La licence obligatoire est un outil que nous voyons comme ultime recours. Des médicaments qui ont déjà été développés, produits et remboursés (ou s'apprêtent à l'être) peuvent être rendus abordables grâce à une licence obligatoire. Nous pouvons aussi changer les choses de manière plus fondamentale en reprenant le contrôle public beaucoup plus tôt dans le processus de recherche scientifique et de développement des médicaments.

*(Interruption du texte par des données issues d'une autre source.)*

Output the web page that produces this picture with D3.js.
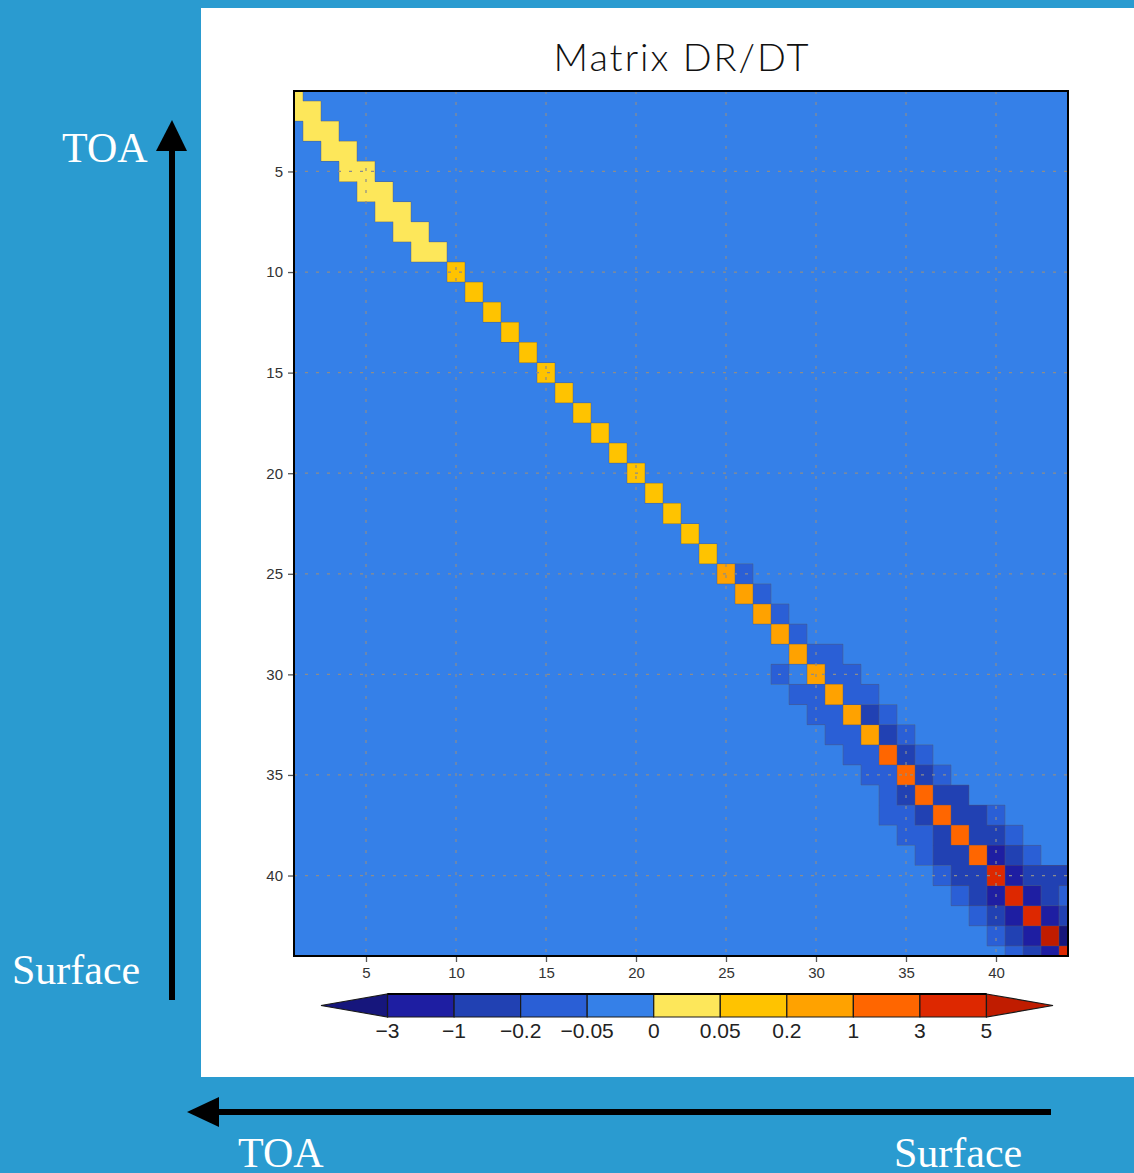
<!DOCTYPE html>
<html>
<head>
<meta charset="utf-8">
<script src="https://cdn.jsdelivr.net/npm/d3@7"></script>
<style>
  html, body { margin: 0; padding: 0; background: #2a9bd0; }
  svg { display: block; }
</style>
</head>
<body>
<div id="chart"></div>
<script>
// contour levels and fill colours (one more colour than levels)
const levels = [-3, -1, -0.2, -0.05, 0, 0.05, 0.2, 1, 3, 5];
const levelLabels = ["\u22123", "\u22121", "\u22120.2", "\u22120.05", "0", "0.05", "0.2", "1", "3", "5"];
const fillColors = ["#16167c", "#1e1ea2", "#2141b3", "#2a5fd6", "#3580e8",
  "#fde75a", "#ffc300", "#ffa200", "#ff6600", "#dd2800", "#c01c00"];

const nLevels = 44;
const axisTicks = [5, 10, 15, 20, 25, 30, 35, 40];

// first non-zero column of each row (1-based) and the values from there on
const rowStart = [
  1, 1, 2, 3, 4, 5, 6, 7, 8, 10,
  11, 12, 13, 14, 15, 16, 17, 18, 19, 20,
  21, 22, 23, 24, 25, 26, 27, 28, 29, 28,
  29, 30, 31, 32, 33, 34, 34, 35, 36, 37,
  38, 39, 40, 41
];
const rowValues = [
  [0.02],
  [0.02, 0.03],
  [0.02, 0.03],
  [0.02, 0.03],
  [0.02, 0.03],
  [0.02, 0.03],
  [0.02, 0.03],
  [0.02, 0.03],
  [0.02, 0.03],
  [0.12],
  [0.12], [0.12], [0.12], [0.12], [0.12],
  [0.12], [0.12], [0.12], [0.12], [0.12],
  [0.13], [0.14], [0.15], [0.16],
  [0.4, -0.08],
  [0.45, -0.09],
  [0.5, -0.1],
  [0.55, -0.1],
  [0.6, -0.1, -0.08],
  [-0.07, -0.01, 0.65, -0.1, -0.08],
  [-0.08, -0.1, 0.7, -0.12, -0.1],
  [-0.08, -0.1, 0.8, -0.25, -0.1],
  [-0.08, -0.1, 0.9, -0.3, -0.1],
  [-0.08, -0.15, 1.4, -0.4, -0.1],
  [-0.1, -0.15, 1.7, -0.5, -0.1],
  [-0.1, -0.3, 2.0, -0.6, -0.3],
  [-0.08, -0.1, -0.3, 2.2, -0.7, -0.3, -0.1],
  [-0.08, -0.1, -0.4, 2.5, -0.8, -0.3, -0.1],
  [-0.1, -0.3, -0.4, 2.8, -1.5, -0.5, -0.1],
  [-0.1, -0.4, -0.5, 3.5, -2.0, -0.5, -0.4, -0.3],
  [-0.1, -0.4, -1.5, 4.0, -2.0, -0.5, -0.1],
  [-0.1, -0.5, -2.0, 4.5, -2.0, -0.5],
  [-0.1, -0.5, -2.0, 6.0, -4.0],
  [-0.1, -0.5, -2.0, 4.5]
];

const W = 1134, H = 1173;

const svg = d3.select("#chart").append("svg")
  .attr("width", W)
  .attr("height", H)
  .attr("viewBox", `0 0 ${W} ${H}`);

svg.append("rect").attr("width", W).attr("height", H).attr("fill", "#2a9bd0");
svg.append("rect")
  .attr("x", 201).attr("y", 8)
  .attr("width", W - 201).attr("height", 1077 - 8)
  .attr("fill", "#ffffff");

// build full matrix, zeros everywhere else
const grid = [];
const cells = [];
for (let r = 1; r <= nLevels; r++) {
  const vals = rowValues[r - 1];
  const start = rowStart[r - 1];
  grid[r] = [];
  for (let c = 1; c <= nLevels; c++) {
    const k = c - start;
    const v = k >= 0 && k < vals.length ? vals[k] : 0;
    grid[r][c] = v;
    cells.push({ row: r, col: c, value: v });
  }
}

const bin = (v) => d3.bisectLeft(levels, v);
const color = (v) => fillColors[bin(v)];

const x = d3.scaleLinear().domain([1, nLevels]).range([294, 1068]);
const y = d3.scaleLinear().domain([1, nLevels]).range([91, 956]);

svg.append("clipPath").attr("id", "plotclip")
  .append("rect")
  .attr("x", x(1)).attr("y", y(1))
  .attr("width", x(nLevels) - x(1)).attr("height", y(nLevels) - y(1));

const plot = svg.append("g").attr("clip-path", "url(#plotclip)");

plot.append("g")
  .attr("shape-rendering", "crispEdges")
  .selectAll("rect")
  .data(cells)
  .join("rect")
  .attr("x", (d) => x(d.col - 0.5))
  .attr("y", (d) => y(d.row - 0.5))
  .attr("width", (d) => x(d.col + 0.5) - x(d.col - 0.5) + 0.5)
  .attr("height", (d) => y(d.row + 0.5) - y(d.row - 0.5) + 0.5)
  .attr("fill", (d) => color(d.value));

// contour-like edges where neighbouring cells fall in different classes
const edges = [];
cells.forEach((d) => {
  const b = bin(d.value);
  if (d.col < nLevels && bin(grid[d.row][d.col + 1]) !== b)
    edges.push({ x1: d.col + 0.5, x2: d.col + 0.5, y1: d.row - 0.5, y2: d.row + 0.5 });
  if (d.row < nLevels && bin(grid[d.row + 1][d.col]) !== b)
    edges.push({ x1: d.col - 0.5, x2: d.col + 0.5, y1: d.row + 0.5, y2: d.row + 0.5 });
});
plot.append("g")
  .selectAll("line")
  .data(edges)
  .join("line")
  .attr("x1", (d) => x(d.x1)).attr("x2", (d) => x(d.x2))
  .attr("y1", (d) => y(d.y1)).attr("y2", (d) => y(d.y2))
  .attr("stroke", "rgba(90,90,100,0.4)")
  .attr("stroke-width", 1);

// dotted grid
plot.selectAll("line.gx")
  .data(axisTicks)
  .join("line")
  .attr("class", "gx")
  .attr("x1", (d) => x(d)).attr("x2", (d) => x(d))
  .attr("y1", y(1)).attr("y2", y(nLevels))
  .attr("stroke", "#8c8c8c")
  .attr("stroke-width", 1.2)
  .attr("stroke-dasharray", "3,8");
plot.selectAll("line.gy")
  .data(axisTicks)
  .join("line")
  .attr("class", "gy")
  .attr("y1", (d) => y(d)).attr("y2", (d) => y(d))
  .attr("x1", x(1)).attr("x2", x(nLevels))
  .attr("stroke", "#8c8c8c")
  .attr("stroke-width", 1.2)
  .attr("stroke-dasharray", "3,8");

// axes
const axisFont = "'Liberation Sans', Arial, sans-serif";
const yAxis = svg.append("g")
  .attr("transform", `translate(${x(1)},0)`)
  .call(d3.axisLeft(y).tickValues(axisTicks).tickSize(6).tickPadding(5).tickSizeOuter(0));
const xAxis = svg.append("g")
  .attr("transform", `translate(0,${y(nLevels)})`)
  .call(d3.axisBottom(x).tickValues(axisTicks).tickSize(6).tickPadding(5).tickSizeOuter(0));
[xAxis, yAxis].forEach((a) => {
  a.select(".domain").remove();
  a.selectAll("line").attr("stroke", "#555").attr("stroke-width", 1.3);
  a.selectAll("text")
    .attr("font-family", axisFont)
    .attr("font-size", 15)
    .attr("fill", "#333");
});

svg.append("rect")
  .attr("x", x(1)).attr("y", y(1))
  .attr("width", x(nLevels) - x(1)).attr("height", y(nLevels) - y(1))
  .attr("fill", "none")
  .attr("stroke", "#000")
  .attr("stroke-width", 2);

// title
svg.append("text")
  .attr("x", 682).attr("y", 71)
  .attr("text-anchor", "middle")
  .attr("font-family", "Lato, 'Liberation Sans', sans-serif")
  .attr("font-weight", 300)
  .attr("font-size", 38)
  .attr("letter-spacing", 2)
  .attr("fill", "#111")
  .text("Matrix DR/DT");

// colour bar
const cb = d3.scaleLinear().domain([0, fillColors.length]).range([321, 1053]);
const cbTop = 994, cbBot = 1017, cbMid = (cbTop + cbBot) / 2;
const cbG = svg.append("g");
cbG.selectAll("path")
  .data(fillColors)
  .join("path")
  .attr("d", (c, i) => {
    if (i === 0)
      return `M${cb(0)},${cbMid}L${cb(1)},${cbTop}L${cb(1)},${cbBot}Z`;
    if (i === fillColors.length - 1)
      return `M${cb(i)},${cbTop}L${cb(i + 1)},${cbMid}L${cb(i)},${cbBot}Z`;
    return `M${cb(i)},${cbTop}H${cb(i + 1)}V${cbBot}H${cb(i)}Z`;
  })
  .attr("fill", (c) => c)
  .attr("stroke", "#1a1a1a")
  .attr("stroke-width", 1.2)
  .attr("stroke-linejoin", "miter");
cbG.append("line")
  .attr("x1", cb(1)).attr("x2", cb(fillColors.length - 1))
  .attr("y1", cbTop).attr("y2", cbTop)
  .attr("stroke", "#000").attr("stroke-width", 2);
cbG.selectAll("text")
  .data(levelLabels)
  .join("text")
  .attr("x", (d, i) => cb(i + 1))
  .attr("y", 1038)
  .attr("text-anchor", "middle")
  .attr("font-family", axisFont)
  .attr("font-size", 21)
  .attr("fill", "#222")
  .text((d) => d);

// side annotations
const serif = "'Liberation Serif', 'Times New Roman', serif";
const arrows = svg.append("g");
arrows.append("line")
  .attr("x1", 172).attr("x2", 172).attr("y1", 1000).attr("y2", 148)
  .attr("stroke", "#000").attr("stroke-width", 6);
arrows.append("path")
  .attr("d", "M172,120L187,151L156,151Z")
  .attr("fill", "#000");
arrows.append("line")
  .attr("x1", 1051).attr("x2", 214).attr("y1", 1112).attr("y2", 1112)
  .attr("stroke", "#000").attr("stroke-width", 6);
arrows.append("path")
  .attr("d", "M187,1112L219,1097L219,1127Z")
  .attr("fill", "#000");

const labels = [
  { text: "TOA", x: 62, y: 162 },
  { text: "Surface", x: 12, y: 984 },
  { text: "TOA", x: 238, y: 1167 },
  { text: "Surface", x: 894, y: 1167 }
];
svg.selectAll("text.side")
  .data(labels)
  .join("text")
  .attr("class", "side")
  .attr("x", (d) => d.x)
  .attr("y", (d) => d.y)
  .attr("font-family", serif)
  .attr("font-size", 42)
  .attr("fill", "#fff")
  .text((d) => d.text);
</script>
</body>
</html>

Nous pourrions commencer par les médicaments et les vaccins qui sont vraiment essentiels pour notre santé publique. C’est un scénario d’avenir que le Centre fédéral d’expertise des soins de santé a recommandé dans son rapport 51 de 2016 qui, en collaboration avec un groupe de réflexion international, recherchait des solutions aux prix élevés des médicaments. Il est possible de conserver entre les mains du public les connaissances sur les médicaments et les vaccins que nous développons en grande partie avec des fonds publics. C'est la puissante position de monopole du titulaire du brevet qui met aujourd'hui les gouvernements hors-jeu. Une initiative à l'échelle européenne pourrait nous donner le pouvoir de changer de stratégie : Tim Joye, du service d'études du PTB, a élaboré une proposition concrète, que nous voulons baptiser Institut Salk européen, du nom de l'inventeur du vaccin contre la polio, Jonas Salk, qui a mis son vaccin à la disposition du monde entier, sans brevet.